Rod also says he has seen in his own life the reality of Ether 12:27, which talks about the Lord turning weakness into strength.

“He tells us that if we turn ourselves over to Him and have faith in Him, we can change,” Rod says. Since I have cleaned up, my addiction has become my biggest strength. It has allowed me to meet my Savior, so to speak, and to have the Atonement work a miracle in my life.”

Those experiences drawing closer have changed everything—including the holidays—for him. Now, instead of focusing on his grief, he finds joy in reflecting on seeing the Atonement at work in his life and in the lives of others he has helped.

“That’s the wonderful thing I’ve learned, he says. “The Atonement isn’t just for somebody else. It’s meant for all of us because we all have weakness. The Savior didn’t spend His time sitting on a throne or hanging out with priests in the temple. No. He was out among the people, out there with the downtrodden and the weak and those that were acting out. He was giving them hope that they could change, that there were better things for them.
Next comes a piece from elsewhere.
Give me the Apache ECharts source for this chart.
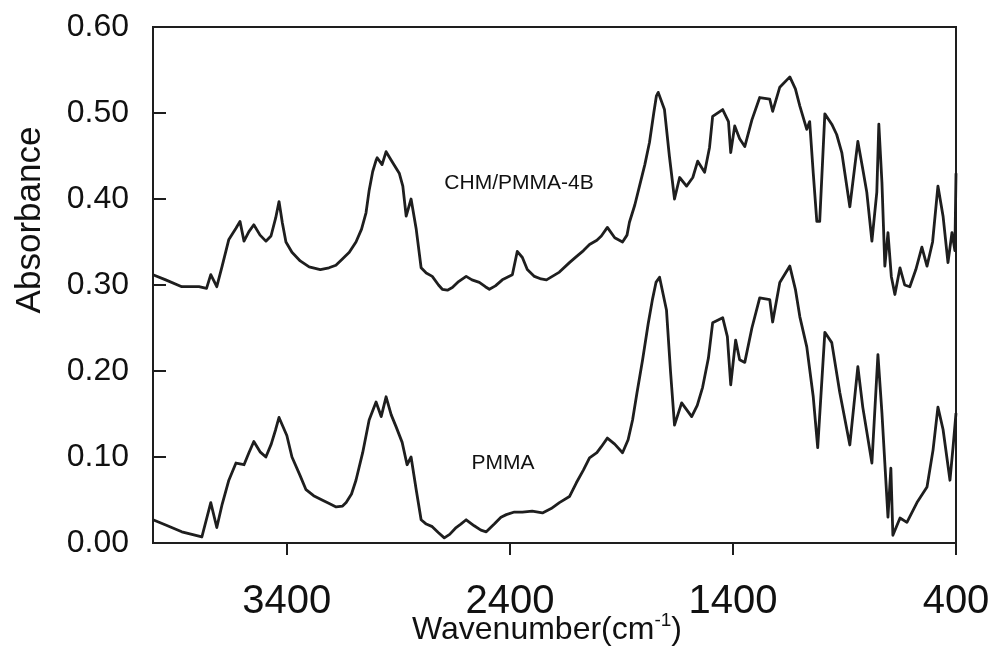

“Christmas is about the Savior’s birth, His life, and His Resurrection, which gives us all hope and allows us to know that we can change. If He has risen from the dead, can I even rise from my addictive state in life? Through Him, I can.”

A Note for Families of People with Addictions

Ben Erwin notes that addictions hurt more than the person struggling with the addiction; they also hurt that person’s family. He offers this counsel to those who have loved ones engaged in addictive behavior:

“Watching a loved one engage in addictive behavior is one of the hardest positions to be in. You watch someone hurt himself or herself and make terrible decisions. And while that behavior and those decisions may directly impact you as far as angst, contention, and emotional distress and pain—again, it’s a terrible position to be in—you cannot recover for him or her. Keep praying for that person. Keep hoping. You don’t have to give up.

“As a society and in the Church, we often rush to the person with the addiction to offer our help. That’s important, but we sometimes forget the parents, the spouses, and the other family members. We don’t rush to their aid.

“Know that there is help and hope for you as well. You can rely on the Savior, and you can rely on other people. You may not see immediate recovery for your loved one—that person may not want to change—but there are other people who will love and support you and who won’t judge your family member.

“One of the places you can find such people is in LDS Addiction Recovery support groups. There are groups especially for family members of a loved one in addiction. You can go to these meetings and talk about what you’re experiencing with people who get it and understand it. You’ll work through the same 12 steps, or gospel principles, that the Addiction Recovery Program is based on. These steps will help you let the Savior heal your heart, regardless of whether your loved one chooses recovery. You can choose peace and healing.”